Given exercise
Begin with the first line of the material and copy each line word for word through the line that contains "0.05, 0.05, 0.0, 0.05, 0.05, 0.05, 0.05, 0.05, 0.0, 0.05]"; the pictures are left out.

<<<<

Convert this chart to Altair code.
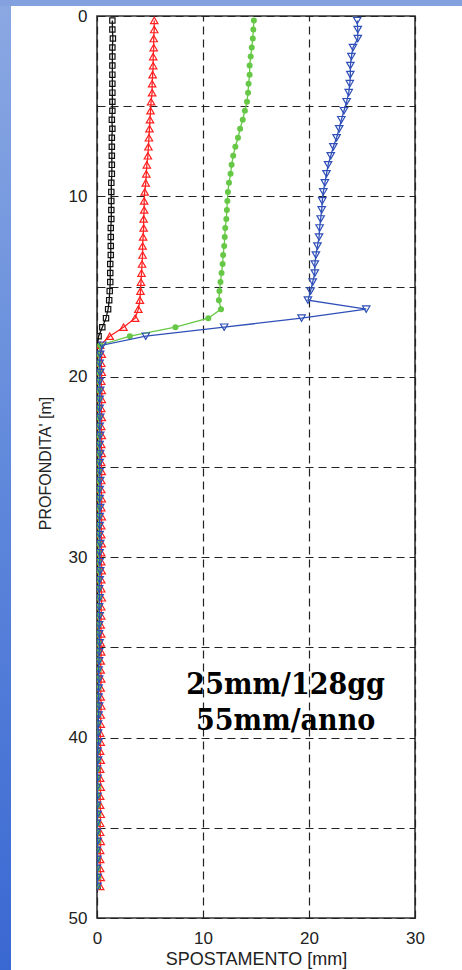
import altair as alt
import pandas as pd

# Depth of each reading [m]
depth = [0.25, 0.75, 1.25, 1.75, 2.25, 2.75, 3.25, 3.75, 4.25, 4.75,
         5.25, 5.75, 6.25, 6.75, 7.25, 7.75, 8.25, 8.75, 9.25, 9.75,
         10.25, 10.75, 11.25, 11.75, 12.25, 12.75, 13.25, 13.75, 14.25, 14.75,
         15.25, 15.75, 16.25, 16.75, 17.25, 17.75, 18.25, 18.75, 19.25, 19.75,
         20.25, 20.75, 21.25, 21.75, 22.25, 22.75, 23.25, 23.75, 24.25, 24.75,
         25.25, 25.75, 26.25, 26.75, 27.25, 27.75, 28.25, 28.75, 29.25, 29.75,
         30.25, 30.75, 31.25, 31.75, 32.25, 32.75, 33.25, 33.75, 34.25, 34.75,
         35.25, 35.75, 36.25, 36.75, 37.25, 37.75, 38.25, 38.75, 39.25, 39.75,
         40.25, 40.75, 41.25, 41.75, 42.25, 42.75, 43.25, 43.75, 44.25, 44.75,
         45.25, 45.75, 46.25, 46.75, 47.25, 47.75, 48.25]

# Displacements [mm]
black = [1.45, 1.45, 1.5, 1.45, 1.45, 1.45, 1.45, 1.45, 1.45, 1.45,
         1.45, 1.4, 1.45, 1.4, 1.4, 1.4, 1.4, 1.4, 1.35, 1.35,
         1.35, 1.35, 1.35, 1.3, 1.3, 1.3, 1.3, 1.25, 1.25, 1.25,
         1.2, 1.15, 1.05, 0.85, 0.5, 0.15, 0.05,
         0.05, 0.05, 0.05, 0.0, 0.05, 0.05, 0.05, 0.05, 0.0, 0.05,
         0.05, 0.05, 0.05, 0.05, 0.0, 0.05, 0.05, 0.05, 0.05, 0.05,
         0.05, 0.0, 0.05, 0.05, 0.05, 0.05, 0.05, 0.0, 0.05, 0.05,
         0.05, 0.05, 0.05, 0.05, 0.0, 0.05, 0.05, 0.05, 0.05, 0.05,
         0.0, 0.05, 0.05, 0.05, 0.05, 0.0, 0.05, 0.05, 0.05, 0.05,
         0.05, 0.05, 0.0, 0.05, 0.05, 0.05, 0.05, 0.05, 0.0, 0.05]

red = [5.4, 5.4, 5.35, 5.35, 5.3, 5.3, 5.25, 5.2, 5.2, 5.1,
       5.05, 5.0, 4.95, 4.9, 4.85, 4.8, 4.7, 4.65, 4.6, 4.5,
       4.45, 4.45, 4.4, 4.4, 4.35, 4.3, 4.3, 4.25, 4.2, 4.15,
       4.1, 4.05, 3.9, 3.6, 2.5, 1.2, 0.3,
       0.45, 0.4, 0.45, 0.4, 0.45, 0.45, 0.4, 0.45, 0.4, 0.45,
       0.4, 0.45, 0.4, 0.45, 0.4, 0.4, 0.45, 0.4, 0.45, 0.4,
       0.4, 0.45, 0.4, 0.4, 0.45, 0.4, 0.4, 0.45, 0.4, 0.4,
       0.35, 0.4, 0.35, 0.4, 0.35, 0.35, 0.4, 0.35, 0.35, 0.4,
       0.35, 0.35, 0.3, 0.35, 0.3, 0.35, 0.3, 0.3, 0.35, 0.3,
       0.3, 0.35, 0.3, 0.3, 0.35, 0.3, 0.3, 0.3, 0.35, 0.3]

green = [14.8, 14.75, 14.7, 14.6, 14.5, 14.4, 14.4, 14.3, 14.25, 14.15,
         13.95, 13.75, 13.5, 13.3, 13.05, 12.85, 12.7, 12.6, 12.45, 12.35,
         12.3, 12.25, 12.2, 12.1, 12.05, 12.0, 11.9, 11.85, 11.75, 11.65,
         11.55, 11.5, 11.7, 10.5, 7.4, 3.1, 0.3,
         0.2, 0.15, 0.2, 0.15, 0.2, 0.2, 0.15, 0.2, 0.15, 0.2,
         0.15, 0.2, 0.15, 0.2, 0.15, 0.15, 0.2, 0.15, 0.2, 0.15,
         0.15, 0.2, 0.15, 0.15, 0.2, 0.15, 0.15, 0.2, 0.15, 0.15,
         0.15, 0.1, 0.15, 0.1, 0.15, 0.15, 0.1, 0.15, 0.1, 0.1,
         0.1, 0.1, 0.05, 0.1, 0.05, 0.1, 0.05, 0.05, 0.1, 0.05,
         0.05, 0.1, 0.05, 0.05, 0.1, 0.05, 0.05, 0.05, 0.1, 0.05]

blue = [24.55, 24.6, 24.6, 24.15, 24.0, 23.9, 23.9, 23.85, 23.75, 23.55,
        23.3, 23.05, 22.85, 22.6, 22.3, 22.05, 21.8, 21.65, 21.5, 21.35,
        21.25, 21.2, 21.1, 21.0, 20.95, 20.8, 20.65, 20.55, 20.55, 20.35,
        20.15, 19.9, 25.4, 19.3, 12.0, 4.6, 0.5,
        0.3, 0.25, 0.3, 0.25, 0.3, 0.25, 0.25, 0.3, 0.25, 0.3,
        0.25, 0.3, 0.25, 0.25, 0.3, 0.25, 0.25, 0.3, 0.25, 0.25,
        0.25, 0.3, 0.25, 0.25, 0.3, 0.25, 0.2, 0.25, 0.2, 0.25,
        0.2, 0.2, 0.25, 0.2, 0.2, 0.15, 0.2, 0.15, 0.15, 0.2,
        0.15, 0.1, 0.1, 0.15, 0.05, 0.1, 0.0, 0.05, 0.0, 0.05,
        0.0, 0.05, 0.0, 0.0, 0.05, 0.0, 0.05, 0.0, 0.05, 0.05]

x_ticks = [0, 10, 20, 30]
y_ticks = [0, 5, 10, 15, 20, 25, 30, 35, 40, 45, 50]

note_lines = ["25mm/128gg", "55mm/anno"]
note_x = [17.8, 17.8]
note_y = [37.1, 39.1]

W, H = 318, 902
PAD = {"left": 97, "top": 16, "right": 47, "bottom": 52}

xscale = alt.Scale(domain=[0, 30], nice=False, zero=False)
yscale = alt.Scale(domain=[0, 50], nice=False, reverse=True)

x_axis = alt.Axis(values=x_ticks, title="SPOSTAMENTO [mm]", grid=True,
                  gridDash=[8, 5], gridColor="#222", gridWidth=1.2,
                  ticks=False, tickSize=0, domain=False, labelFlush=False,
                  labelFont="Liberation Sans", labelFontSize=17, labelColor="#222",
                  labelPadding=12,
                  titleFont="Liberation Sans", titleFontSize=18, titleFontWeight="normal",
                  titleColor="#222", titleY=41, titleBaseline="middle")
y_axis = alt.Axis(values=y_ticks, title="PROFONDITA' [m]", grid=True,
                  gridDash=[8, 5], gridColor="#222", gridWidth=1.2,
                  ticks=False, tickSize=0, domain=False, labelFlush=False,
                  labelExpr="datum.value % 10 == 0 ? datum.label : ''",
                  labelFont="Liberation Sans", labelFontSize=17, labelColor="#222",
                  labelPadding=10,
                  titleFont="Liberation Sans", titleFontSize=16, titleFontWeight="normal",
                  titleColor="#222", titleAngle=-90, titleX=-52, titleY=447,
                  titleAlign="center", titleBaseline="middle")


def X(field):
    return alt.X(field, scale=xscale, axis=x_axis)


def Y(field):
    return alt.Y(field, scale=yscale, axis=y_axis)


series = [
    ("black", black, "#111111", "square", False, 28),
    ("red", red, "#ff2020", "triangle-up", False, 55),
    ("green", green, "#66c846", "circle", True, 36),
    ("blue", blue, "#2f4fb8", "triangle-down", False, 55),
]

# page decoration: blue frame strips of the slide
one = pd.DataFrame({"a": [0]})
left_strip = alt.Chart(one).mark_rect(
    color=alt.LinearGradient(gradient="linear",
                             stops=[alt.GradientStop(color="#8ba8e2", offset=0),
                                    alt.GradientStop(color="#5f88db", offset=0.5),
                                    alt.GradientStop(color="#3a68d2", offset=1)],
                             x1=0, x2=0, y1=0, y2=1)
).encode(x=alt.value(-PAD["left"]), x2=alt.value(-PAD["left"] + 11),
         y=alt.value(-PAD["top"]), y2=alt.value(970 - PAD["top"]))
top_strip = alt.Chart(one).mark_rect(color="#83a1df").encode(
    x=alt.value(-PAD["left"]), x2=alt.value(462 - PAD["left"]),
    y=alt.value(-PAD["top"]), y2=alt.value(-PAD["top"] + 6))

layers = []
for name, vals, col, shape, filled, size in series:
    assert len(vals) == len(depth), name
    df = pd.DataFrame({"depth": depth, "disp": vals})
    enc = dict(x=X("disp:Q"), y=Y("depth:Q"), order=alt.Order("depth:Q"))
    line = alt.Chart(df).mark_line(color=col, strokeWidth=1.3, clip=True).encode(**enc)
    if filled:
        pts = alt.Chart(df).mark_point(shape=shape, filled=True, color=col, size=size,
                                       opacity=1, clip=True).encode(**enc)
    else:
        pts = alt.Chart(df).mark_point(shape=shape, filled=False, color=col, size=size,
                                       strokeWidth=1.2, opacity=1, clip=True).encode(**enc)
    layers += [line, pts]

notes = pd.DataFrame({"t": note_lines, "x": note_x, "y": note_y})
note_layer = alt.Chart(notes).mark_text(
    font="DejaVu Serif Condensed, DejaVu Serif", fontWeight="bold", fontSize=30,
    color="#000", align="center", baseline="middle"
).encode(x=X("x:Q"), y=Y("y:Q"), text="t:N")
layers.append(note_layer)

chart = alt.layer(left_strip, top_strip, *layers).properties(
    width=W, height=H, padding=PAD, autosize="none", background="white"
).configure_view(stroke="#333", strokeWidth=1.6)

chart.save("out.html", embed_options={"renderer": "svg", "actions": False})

>>>>

Task response
Convert this chart to Altair code.
import altair as alt
import pandas as pd

# Depth of each reading [m]
depth = [0.25, 0.75, 1.25, 1.75, 2.25, 2.75, 3.25, 3.75, 4.25, 4.75,
         5.25, 5.75, 6.25, 6.75, 7.25, 7.75, 8.25, 8.75, 9.25, 9.75,
         10.25, 10.75, 11.25, 11.75, 12.25, 12.75, 13.25, 13.75, 14.25, 14.75,
         15.25, 15.75, 16.25, 16.75, 17.25, 17.75, 18.25, 18.75, 19.25, 19.75,
         20.25, 20.75, 21.25, 21.75, 22.25, 22.75, 23.25, 23.75, 24.25, 24.75,
         25.25, 25.75, 26.25, 26.75, 27.25, 27.75, 28.25, 28.75, 29.25, 29.75,
         30.25, 30.75, 31.25, 31.75, 32.25, 32.75, 33.25, 33.75, 34.25, 34.75,
         35.25, 35.75, 36.25, 36.75, 37.25, 37.75, 38.25, 38.75, 39.25, 39.75,
         40.25, 40.75, 41.25, 41.75, 42.25, 42.75, 43.25, 43.75, 44.25, 44.75,
         45.25, 45.75, 46.25, 46.75, 47.25, 47.75, 48.25]

# Displacements [mm]
black = [1.45, 1.45, 1.5, 1.45, 1.45, 1.45, 1.45, 1.45, 1.45, 1.45,
         1.45, 1.4, 1.45, 1.4, 1.4, 1.4, 1.4, 1.4, 1.35, 1.35,
         1.35, 1.35, 1.35, 1.3, 1.3, 1.3, 1.3, 1.25, 1.25, 1.25,
         1.2, 1.15, 1.05, 0.85, 0.5, 0.15, 0.05,
         0.05, 0.05, 0.05, 0.0, 0.05, 0.05, 0.05, 0.05, 0.0, 0.05,
         0.05, 0.05, 0.05, 0.05, 0.0, 0.05, 0.05, 0.05, 0.05, 0.05,
         0.05, 0.0, 0.05, 0.05, 0.05, 0.05, 0.05, 0.0, 0.05, 0.05,
         0.05, 0.05, 0.05, 0.05, 0.0, 0.05, 0.05, 0.05, 0.05, 0.05,
         0.0, 0.05, 0.05, 0.05, 0.05, 0.0, 0.05, 0.05, 0.05, 0.05,
         0.05, 0.05, 0.0, 0.05, 0.05, 0.05, 0.05, 0.05, 0.0, 0.05]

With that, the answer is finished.